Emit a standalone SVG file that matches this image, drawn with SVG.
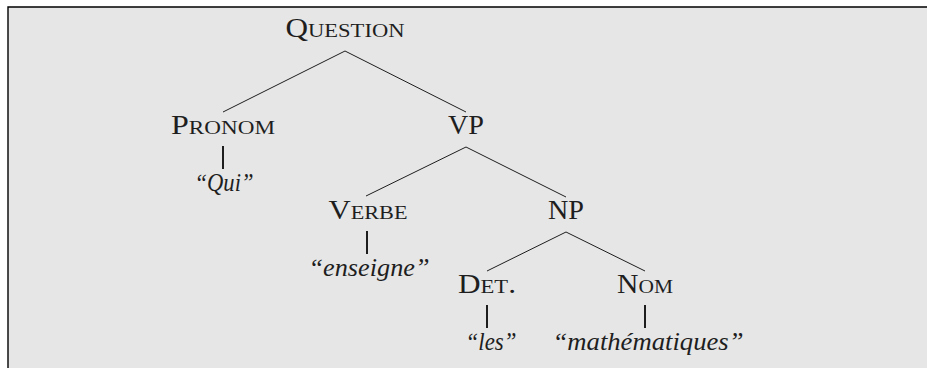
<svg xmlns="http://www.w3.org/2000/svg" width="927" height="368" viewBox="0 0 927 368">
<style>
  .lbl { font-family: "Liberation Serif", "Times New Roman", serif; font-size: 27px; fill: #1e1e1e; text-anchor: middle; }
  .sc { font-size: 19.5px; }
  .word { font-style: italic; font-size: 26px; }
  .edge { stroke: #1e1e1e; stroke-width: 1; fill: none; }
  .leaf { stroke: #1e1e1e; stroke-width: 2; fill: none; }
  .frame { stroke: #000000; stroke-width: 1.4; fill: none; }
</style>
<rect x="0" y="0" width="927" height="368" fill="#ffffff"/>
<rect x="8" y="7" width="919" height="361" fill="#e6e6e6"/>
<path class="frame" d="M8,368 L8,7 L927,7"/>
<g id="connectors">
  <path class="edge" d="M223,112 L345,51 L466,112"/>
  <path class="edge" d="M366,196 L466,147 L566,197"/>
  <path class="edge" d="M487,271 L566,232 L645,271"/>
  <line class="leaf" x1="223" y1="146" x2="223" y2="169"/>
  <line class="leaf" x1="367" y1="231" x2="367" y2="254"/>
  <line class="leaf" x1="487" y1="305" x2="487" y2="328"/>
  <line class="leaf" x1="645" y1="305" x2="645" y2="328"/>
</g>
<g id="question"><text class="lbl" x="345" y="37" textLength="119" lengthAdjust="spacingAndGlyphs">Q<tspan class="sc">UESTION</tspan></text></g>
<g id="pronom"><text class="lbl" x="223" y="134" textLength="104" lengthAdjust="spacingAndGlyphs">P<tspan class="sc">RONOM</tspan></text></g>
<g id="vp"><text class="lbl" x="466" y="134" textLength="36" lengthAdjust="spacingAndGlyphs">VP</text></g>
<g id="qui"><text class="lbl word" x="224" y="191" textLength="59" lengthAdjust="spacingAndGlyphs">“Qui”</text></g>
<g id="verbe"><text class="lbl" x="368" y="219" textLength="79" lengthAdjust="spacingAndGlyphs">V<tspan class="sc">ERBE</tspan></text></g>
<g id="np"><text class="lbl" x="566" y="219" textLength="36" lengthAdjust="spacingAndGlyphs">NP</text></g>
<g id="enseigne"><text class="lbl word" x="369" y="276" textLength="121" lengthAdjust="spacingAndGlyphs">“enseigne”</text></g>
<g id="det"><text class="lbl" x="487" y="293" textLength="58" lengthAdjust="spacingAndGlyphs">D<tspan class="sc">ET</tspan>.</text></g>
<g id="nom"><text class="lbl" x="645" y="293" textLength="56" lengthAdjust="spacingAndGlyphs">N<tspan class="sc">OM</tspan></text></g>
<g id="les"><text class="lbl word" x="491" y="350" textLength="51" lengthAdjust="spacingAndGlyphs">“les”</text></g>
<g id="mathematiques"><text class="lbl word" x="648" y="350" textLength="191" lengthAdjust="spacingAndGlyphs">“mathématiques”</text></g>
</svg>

========================================

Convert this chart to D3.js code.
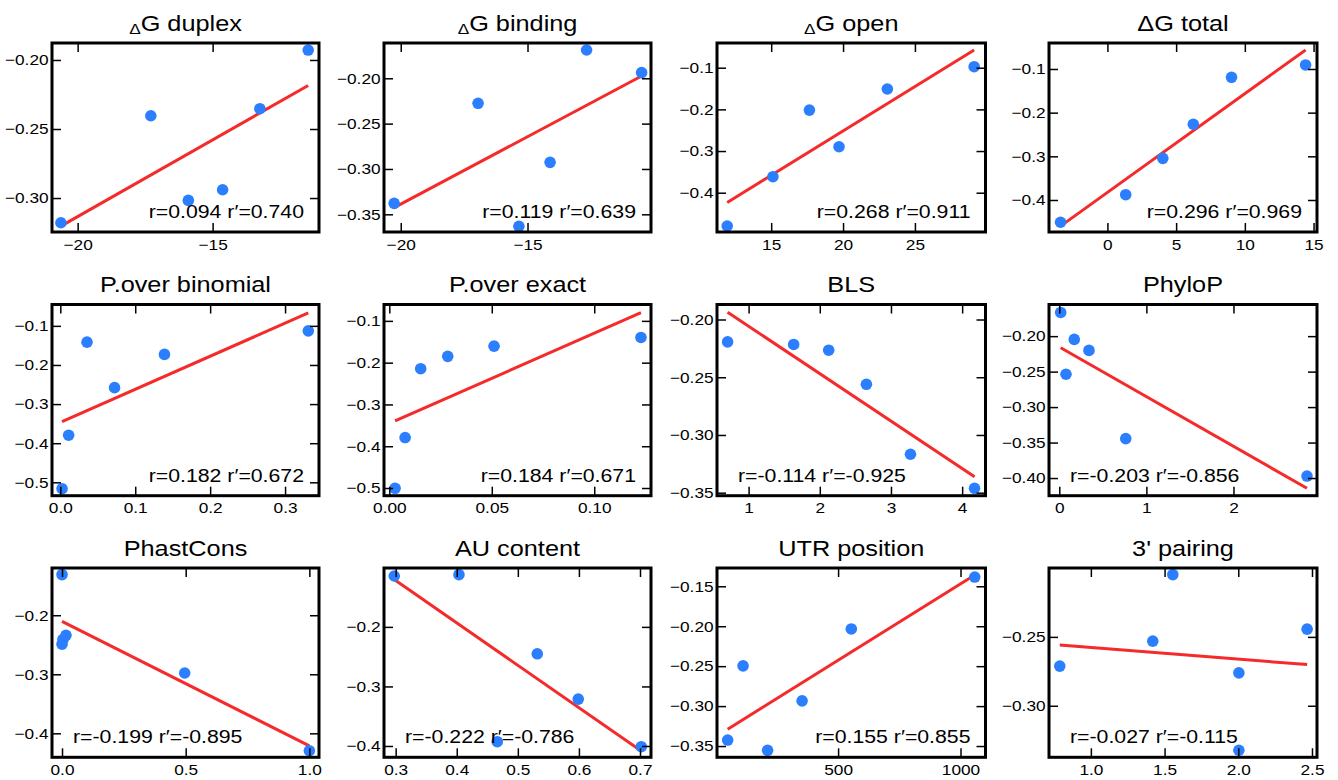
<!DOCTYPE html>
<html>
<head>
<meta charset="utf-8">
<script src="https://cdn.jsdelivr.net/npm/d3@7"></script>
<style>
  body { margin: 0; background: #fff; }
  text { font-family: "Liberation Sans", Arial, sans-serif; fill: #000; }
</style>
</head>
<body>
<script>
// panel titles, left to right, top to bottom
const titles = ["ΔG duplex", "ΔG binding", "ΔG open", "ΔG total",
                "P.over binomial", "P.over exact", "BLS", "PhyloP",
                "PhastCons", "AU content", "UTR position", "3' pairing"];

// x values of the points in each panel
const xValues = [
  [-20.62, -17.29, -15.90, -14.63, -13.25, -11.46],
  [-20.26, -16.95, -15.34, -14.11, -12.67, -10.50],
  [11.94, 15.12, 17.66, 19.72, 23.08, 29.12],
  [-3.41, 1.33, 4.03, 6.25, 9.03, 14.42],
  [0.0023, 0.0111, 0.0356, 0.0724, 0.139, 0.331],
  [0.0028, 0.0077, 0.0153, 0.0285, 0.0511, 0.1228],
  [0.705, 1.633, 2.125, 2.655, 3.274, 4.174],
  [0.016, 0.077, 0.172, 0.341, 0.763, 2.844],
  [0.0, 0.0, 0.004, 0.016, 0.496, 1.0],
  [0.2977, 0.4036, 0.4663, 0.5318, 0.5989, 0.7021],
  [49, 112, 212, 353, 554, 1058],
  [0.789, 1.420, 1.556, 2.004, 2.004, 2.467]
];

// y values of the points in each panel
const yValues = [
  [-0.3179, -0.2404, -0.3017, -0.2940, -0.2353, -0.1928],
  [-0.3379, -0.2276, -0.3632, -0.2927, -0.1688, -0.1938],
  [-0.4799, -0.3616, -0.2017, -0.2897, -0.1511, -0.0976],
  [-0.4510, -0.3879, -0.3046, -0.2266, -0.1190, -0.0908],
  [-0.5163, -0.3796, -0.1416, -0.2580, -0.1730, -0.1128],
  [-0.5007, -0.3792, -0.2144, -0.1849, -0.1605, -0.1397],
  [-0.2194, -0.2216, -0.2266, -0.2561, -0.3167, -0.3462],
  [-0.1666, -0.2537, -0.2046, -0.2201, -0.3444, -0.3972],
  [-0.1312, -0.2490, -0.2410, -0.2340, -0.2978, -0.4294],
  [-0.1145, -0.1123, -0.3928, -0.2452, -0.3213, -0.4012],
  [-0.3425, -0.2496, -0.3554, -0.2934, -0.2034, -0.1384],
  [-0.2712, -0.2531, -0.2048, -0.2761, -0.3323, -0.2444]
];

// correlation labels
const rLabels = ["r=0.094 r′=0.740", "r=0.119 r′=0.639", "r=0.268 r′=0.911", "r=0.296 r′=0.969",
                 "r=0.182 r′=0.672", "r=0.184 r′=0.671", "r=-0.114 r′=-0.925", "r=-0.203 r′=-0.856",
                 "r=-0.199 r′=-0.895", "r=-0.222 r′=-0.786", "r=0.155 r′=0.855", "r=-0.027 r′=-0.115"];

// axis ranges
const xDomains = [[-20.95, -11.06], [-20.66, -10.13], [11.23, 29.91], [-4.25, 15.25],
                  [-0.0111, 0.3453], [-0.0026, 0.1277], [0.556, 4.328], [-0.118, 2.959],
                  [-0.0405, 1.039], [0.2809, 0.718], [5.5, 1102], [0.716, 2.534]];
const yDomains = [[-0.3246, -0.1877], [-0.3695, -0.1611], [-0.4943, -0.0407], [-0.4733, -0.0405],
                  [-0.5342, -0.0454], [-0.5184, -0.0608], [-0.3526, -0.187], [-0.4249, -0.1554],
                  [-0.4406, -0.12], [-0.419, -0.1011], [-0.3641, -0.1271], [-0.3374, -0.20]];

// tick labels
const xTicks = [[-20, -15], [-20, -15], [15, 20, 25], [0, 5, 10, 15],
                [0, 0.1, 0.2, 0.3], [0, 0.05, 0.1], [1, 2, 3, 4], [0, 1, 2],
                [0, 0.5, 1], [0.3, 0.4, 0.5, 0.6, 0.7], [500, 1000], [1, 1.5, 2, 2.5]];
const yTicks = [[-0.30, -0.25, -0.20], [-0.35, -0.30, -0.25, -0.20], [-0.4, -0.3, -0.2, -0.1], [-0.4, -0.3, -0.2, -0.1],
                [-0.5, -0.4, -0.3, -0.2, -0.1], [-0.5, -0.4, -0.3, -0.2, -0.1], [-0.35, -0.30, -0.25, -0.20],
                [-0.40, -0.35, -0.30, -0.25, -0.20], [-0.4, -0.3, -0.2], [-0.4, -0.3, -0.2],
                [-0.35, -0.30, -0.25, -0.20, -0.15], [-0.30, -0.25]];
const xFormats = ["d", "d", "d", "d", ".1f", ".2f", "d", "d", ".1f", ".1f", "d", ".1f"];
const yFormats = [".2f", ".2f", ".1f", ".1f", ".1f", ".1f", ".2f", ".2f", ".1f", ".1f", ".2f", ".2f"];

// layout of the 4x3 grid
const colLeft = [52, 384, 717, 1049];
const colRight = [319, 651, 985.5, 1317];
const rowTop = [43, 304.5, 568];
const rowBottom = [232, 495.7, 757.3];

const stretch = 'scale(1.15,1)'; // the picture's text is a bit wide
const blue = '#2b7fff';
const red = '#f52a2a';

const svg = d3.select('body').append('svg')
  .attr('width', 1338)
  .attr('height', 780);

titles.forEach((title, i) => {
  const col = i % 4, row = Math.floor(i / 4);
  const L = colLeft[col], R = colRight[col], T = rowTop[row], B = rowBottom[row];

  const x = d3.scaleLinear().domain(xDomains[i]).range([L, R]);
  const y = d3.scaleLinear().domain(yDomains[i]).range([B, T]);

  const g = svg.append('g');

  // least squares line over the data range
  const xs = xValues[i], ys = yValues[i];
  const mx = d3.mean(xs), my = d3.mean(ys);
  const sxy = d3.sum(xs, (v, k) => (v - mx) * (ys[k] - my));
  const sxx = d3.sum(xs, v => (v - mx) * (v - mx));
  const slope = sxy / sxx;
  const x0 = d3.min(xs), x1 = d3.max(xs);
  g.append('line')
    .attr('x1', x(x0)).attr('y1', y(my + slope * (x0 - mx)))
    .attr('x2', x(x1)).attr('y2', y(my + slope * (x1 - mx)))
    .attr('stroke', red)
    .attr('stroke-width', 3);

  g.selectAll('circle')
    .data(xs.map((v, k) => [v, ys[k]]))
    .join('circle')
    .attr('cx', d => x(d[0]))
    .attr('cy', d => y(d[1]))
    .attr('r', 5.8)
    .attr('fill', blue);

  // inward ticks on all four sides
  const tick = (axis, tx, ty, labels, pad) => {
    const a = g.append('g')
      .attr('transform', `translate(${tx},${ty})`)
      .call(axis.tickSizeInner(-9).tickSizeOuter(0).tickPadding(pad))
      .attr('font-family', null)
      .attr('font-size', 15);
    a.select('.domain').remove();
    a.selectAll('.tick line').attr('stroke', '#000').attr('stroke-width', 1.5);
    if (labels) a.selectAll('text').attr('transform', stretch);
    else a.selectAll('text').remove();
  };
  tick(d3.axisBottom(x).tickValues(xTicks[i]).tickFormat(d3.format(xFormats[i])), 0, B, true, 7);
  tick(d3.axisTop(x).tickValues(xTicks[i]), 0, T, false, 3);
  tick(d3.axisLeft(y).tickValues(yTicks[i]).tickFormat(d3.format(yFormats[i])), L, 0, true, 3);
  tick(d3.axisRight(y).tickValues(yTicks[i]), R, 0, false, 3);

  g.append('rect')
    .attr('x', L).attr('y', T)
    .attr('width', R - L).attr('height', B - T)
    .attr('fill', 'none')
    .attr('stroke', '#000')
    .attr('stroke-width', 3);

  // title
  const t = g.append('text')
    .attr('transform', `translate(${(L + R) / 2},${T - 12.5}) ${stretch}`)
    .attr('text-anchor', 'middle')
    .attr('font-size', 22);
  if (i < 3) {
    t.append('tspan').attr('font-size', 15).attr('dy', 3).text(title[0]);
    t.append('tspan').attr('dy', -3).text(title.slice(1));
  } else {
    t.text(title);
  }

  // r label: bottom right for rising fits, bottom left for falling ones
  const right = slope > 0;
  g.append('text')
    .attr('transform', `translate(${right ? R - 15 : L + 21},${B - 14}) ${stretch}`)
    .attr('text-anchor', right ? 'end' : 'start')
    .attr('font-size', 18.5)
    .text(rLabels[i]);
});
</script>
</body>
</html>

========================================

Work out the count of lines containing the word "this", then write only that count.

[Task output] 2